* [THE DATA]
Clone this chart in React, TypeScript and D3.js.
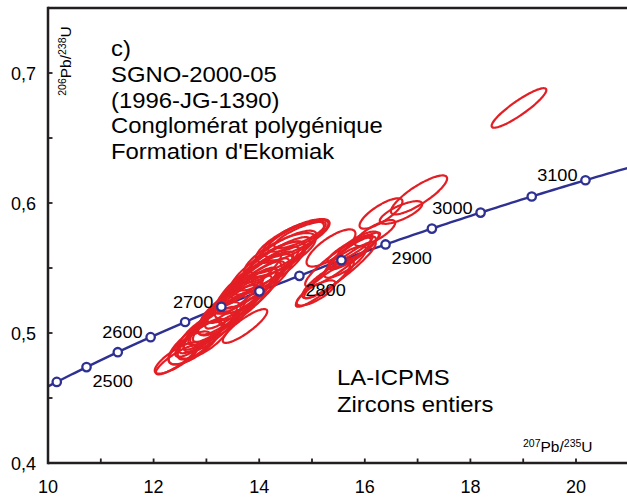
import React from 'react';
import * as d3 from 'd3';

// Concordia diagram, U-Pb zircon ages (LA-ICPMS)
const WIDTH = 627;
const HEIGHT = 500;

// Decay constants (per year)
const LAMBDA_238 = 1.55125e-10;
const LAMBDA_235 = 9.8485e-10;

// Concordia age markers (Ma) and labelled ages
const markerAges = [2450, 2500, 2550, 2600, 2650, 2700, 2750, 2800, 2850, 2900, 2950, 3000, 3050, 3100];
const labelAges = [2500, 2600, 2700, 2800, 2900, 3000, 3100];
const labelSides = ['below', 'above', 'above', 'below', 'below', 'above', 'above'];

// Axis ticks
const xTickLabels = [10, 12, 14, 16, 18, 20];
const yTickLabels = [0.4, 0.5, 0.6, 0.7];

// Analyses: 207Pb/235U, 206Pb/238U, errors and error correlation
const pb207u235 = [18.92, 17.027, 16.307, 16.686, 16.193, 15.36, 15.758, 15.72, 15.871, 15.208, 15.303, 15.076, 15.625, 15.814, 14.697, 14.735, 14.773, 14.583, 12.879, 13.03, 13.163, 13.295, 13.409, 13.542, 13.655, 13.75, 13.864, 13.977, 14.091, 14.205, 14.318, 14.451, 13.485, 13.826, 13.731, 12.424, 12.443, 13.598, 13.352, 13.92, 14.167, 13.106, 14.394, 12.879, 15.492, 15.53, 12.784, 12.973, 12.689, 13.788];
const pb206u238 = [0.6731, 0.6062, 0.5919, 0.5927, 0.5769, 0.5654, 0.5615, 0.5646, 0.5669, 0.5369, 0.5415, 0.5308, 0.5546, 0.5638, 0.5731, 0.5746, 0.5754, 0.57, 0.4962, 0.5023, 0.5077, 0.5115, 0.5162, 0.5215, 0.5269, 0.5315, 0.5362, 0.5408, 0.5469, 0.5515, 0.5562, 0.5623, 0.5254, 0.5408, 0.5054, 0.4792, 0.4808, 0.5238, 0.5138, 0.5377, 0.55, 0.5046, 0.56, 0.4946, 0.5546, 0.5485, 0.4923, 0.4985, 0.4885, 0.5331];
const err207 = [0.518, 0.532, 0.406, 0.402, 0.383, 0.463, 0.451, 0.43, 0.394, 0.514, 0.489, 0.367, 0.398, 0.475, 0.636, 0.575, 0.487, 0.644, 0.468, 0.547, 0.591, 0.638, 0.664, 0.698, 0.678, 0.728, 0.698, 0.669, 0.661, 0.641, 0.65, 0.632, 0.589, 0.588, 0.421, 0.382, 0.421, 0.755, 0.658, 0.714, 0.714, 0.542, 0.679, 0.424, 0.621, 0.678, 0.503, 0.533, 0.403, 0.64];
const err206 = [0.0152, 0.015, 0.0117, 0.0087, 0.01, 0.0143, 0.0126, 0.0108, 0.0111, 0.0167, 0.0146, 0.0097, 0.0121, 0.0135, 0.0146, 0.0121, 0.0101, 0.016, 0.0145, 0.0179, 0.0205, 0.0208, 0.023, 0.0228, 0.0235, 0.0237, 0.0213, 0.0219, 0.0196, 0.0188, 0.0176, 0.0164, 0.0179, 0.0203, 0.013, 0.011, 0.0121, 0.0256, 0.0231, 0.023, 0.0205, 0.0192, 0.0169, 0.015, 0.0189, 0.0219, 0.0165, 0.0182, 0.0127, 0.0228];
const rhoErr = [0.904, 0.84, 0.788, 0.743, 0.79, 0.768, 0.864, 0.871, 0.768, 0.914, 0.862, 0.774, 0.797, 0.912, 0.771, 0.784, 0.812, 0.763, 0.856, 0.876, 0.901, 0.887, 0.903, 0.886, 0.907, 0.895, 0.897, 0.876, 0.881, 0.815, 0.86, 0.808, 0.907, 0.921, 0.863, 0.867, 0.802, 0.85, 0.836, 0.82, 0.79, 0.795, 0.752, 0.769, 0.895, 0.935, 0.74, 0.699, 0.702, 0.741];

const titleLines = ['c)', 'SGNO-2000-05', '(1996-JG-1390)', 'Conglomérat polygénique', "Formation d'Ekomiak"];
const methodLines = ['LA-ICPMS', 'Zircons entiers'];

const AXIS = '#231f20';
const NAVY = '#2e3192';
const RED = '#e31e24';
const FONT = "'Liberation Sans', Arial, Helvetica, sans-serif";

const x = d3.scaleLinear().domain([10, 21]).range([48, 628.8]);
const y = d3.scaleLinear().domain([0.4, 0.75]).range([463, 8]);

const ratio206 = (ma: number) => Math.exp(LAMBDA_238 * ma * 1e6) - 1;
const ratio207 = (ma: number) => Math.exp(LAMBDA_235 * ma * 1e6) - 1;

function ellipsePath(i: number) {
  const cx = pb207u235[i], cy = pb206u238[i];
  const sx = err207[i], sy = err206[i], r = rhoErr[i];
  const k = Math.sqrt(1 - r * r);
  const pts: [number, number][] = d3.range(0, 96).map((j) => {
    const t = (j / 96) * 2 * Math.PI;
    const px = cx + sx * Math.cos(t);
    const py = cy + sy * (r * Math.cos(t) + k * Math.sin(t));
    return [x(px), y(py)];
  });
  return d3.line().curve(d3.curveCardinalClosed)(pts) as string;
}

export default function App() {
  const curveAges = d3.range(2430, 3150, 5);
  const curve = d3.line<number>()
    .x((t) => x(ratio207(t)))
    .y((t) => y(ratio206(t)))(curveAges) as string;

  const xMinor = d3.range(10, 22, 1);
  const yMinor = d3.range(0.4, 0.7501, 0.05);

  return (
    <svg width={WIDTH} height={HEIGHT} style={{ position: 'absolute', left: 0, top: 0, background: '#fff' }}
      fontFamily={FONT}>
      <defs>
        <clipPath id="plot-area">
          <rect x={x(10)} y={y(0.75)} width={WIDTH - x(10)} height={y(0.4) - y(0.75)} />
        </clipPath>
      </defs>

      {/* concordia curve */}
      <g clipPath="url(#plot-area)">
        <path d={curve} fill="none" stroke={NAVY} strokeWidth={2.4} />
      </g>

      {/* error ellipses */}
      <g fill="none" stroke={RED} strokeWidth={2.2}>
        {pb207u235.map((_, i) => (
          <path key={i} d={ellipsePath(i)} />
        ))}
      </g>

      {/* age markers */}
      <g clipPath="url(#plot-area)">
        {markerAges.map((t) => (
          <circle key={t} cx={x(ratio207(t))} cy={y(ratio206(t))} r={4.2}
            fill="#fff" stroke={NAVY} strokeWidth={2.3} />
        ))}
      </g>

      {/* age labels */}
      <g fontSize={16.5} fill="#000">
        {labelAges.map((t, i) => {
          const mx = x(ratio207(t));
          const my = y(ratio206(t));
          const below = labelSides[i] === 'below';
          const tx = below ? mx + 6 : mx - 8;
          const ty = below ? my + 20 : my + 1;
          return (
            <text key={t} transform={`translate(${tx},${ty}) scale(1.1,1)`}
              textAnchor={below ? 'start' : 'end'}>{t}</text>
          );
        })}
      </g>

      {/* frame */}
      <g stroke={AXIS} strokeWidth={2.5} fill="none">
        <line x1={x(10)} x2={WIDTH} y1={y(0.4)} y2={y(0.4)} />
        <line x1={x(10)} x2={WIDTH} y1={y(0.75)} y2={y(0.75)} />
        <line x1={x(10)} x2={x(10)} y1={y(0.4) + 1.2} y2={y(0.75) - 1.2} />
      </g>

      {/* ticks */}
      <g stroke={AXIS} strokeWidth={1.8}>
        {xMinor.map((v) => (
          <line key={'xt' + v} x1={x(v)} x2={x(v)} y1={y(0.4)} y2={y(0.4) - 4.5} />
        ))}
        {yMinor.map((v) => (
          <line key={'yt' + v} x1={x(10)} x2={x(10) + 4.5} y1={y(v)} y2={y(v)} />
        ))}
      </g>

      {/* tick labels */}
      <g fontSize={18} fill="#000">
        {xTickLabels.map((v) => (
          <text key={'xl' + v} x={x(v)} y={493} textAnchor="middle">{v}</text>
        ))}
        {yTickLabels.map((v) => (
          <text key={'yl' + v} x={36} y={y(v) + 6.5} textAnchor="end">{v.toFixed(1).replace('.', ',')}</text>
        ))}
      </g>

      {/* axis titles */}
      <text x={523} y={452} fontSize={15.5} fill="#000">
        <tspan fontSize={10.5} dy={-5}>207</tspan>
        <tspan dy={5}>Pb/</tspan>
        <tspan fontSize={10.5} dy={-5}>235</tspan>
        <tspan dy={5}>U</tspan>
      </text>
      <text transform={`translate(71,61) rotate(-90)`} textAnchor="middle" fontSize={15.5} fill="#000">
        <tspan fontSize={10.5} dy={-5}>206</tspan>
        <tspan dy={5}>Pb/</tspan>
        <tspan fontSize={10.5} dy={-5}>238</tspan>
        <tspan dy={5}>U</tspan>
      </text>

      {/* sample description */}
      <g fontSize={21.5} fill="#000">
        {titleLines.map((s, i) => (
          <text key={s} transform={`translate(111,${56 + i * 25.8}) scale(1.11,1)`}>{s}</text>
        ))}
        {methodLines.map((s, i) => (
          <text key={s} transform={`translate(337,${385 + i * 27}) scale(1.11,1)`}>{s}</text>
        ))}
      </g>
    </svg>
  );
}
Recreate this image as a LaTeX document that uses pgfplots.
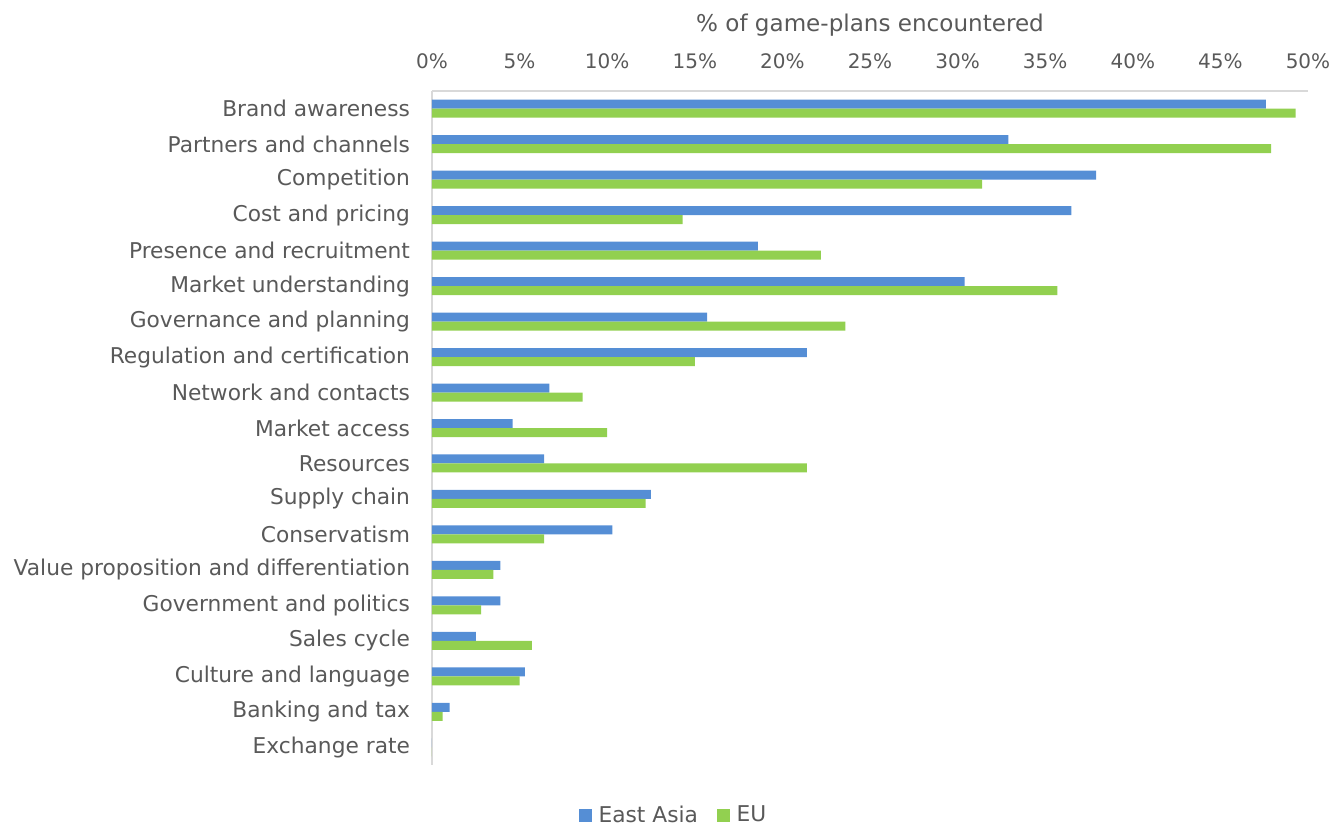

* [JOB]
Without the pictures, repeat the entries above line by line, from the first through the one that contains "const HEIGHT = 500;", both ends included.

* [ANSWER TO THIS EXERCISE]
Clone this chart in React, TypeScript and D3.js.
import React from 'react';
import * as d3 from 'd3';

// Concordia diagram, U-Pb zircon ages (LA-ICPMS)
const WIDTH = 627;
const HEIGHT = 500;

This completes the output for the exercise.